Making constant adjustments to due dates, flag state, contexts (including adding new contexts and recombining them over time) has made contexts very useful to me despite the reality of my tasks being done mostly in a couple of places.

Oh right, one other thing, adding location contexts freely has given me much greater value from iPhone OF's location feature, and will likely derive even more usefulness out of iPad OF's added mapping capabilities. See, even though I might have 25 different location contexts, and a lot of them pretty close to one another... well looking at one of those contexts isn't going to inform me of what's happening nearby (or rather, what could be happening) but once I pull up the map on my iPhone I suddenly get a listing of all the nearby contexts. So what once was an average 2:1 task:context ratio is suddenly a nice comprehensive list of tasks that I might perform where I happen to be (or on the iPad, where I plan to be).

So my previous opinion about the location capabilities of the iOS OF releases is completely negated now. It's become a vital way to coherently aggregate contexts in a meaningful, spatial manner (for the contexts where that makes sense).

Interestingly enough, I now feel that the desktop OF is lacking in some ways for the way I've adapted my usage of OF. I get a dramatically more effective experience from the iPad version for planning and the iPhone version for momentary status checking and recording. Being able to add a context then go set the current location of it on the fly, for example. So I hope to see the improved review and forecasting interfaces as well as an appropriate location interface added to the desktop OF in upcoming versions.

I hope that wasn't too difficult to follow. Suffice to say, I'm much happier with OF now that I've tried a few ways. I also wanted to make a couple of points about the competing products I tried:

1) I didn't find it any easier to manage multiple tags in lieu of contexts. What I found was information overload, and a compulsion to tag things with what ended up being meaningless details. I found this much harder to reconcile later. Also, with, say Things, I couldn't find many ways to make tags useful. I could associate them with locations or other real life waypoints. They basically became search terms which were harder to use than just plain searches.
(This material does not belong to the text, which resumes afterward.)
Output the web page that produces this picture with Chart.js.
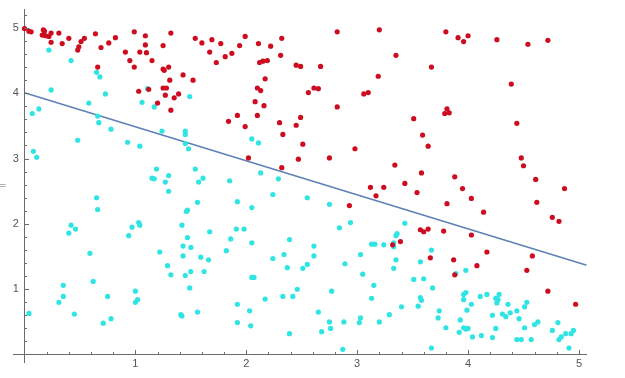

2) I tried toodledo coupled with Tasks apps for iPhone and iPad and I really liked the improved repeating task capabilities (I could do last friday of the month, which I can't do in OF) but still found it generally too limited. The experience only further emphasized my appreciation for my own determination of how deeply I should nest tasks and outline projects.

Now that iPad OF is out and the added features there... I really doubt I'll be switching tools ever again (assuming nothing breaks or the world doesn't end, etc.)
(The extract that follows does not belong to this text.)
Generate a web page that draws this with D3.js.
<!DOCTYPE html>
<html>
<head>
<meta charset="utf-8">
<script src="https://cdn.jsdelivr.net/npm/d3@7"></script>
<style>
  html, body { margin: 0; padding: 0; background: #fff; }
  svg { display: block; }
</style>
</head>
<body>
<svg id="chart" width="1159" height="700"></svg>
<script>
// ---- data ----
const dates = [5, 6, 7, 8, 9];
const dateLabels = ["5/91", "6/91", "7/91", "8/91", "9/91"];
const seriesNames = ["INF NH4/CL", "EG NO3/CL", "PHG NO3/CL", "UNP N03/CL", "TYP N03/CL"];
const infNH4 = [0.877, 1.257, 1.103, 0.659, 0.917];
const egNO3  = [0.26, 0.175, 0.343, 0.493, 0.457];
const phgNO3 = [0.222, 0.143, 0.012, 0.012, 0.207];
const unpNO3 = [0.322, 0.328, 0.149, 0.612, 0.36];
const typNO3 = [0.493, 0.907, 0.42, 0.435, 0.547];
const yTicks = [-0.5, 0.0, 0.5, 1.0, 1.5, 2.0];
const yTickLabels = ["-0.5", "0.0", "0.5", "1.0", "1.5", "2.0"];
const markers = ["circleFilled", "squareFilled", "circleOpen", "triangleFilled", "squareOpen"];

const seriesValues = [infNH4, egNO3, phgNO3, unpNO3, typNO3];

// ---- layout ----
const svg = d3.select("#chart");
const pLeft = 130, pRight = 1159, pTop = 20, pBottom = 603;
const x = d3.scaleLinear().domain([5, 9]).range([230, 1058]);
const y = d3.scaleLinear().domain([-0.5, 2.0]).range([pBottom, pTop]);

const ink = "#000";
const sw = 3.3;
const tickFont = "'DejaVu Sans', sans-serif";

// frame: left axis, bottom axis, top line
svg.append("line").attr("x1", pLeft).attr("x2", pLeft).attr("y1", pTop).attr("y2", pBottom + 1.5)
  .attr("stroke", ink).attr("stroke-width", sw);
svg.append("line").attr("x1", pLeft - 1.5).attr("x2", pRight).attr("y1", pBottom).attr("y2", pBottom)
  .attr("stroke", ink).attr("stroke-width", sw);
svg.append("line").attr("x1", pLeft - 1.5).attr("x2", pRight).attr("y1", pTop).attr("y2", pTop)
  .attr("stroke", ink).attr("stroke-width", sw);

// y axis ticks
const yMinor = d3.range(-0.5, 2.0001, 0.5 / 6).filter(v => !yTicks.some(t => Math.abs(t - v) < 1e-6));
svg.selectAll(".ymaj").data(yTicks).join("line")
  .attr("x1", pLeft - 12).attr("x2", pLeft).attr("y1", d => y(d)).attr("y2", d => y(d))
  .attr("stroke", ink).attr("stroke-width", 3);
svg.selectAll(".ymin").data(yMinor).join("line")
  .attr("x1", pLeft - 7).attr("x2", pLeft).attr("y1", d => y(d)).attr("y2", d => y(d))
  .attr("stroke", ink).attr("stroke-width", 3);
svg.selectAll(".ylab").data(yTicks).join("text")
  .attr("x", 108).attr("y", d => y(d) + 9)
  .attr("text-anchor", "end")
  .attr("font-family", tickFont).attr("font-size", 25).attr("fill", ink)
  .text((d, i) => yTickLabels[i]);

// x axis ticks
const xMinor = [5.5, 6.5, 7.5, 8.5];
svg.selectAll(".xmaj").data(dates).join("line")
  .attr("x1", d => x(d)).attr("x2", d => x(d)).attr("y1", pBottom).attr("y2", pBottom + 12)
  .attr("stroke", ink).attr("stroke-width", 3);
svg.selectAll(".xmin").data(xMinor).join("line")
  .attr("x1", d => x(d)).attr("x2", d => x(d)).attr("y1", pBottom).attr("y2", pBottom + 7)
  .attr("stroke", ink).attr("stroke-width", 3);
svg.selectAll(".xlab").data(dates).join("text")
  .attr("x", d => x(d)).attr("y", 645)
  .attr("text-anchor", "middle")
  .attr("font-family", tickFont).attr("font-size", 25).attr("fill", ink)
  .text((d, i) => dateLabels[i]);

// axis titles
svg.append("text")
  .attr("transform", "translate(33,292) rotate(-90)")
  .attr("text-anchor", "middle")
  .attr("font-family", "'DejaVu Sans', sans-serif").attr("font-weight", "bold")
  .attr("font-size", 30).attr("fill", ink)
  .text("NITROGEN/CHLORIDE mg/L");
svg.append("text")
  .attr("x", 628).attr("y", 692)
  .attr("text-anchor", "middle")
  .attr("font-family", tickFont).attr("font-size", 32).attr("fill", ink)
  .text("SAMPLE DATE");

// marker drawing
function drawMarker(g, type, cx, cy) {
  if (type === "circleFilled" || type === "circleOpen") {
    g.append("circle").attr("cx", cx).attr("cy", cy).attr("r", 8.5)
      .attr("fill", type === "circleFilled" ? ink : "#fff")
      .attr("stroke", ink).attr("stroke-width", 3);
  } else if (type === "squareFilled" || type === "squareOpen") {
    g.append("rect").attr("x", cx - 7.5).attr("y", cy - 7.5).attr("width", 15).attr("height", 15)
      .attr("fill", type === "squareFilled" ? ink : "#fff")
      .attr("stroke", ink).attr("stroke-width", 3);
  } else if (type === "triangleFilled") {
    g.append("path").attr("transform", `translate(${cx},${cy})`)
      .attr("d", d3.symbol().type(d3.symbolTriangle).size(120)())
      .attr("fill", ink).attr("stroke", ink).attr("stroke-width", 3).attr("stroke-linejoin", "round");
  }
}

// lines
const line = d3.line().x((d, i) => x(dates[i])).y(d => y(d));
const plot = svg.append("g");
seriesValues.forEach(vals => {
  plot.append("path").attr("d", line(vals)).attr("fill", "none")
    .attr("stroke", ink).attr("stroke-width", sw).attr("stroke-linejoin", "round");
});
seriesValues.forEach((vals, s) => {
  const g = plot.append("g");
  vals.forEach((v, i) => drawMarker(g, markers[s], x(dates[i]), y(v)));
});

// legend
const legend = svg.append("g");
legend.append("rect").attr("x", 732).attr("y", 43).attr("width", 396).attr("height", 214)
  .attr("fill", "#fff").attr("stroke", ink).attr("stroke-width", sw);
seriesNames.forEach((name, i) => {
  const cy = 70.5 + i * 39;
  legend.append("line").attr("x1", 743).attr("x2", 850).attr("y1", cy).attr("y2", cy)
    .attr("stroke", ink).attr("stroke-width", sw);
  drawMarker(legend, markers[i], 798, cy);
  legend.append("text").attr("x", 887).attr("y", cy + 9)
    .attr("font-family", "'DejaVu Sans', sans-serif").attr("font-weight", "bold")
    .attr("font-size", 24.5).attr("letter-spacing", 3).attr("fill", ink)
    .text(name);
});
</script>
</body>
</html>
Though I'll still be adapting my various context/project planning strategies, I think I've come to a conclusion about what to do with contexts when the primary colors approach that is often exemplified doesn't work and it's simply a matter of relying more on the other aspect of OF/GTD that is lesser advertised: Review, Review, Review. Don't fear adjustment, and don't sweat the idea that you might've gone the wrong way with a particular context decision because you can always change it later! Couple this with always using due dates on anything remotely important and you'll never miss a task (over time) and I think (over time as well) you'll (and by you'll I mean I'll) improve the success of the tool's effectiveness in helping to actually accomplish your goals with less stress, and better timeliness, etc. etc.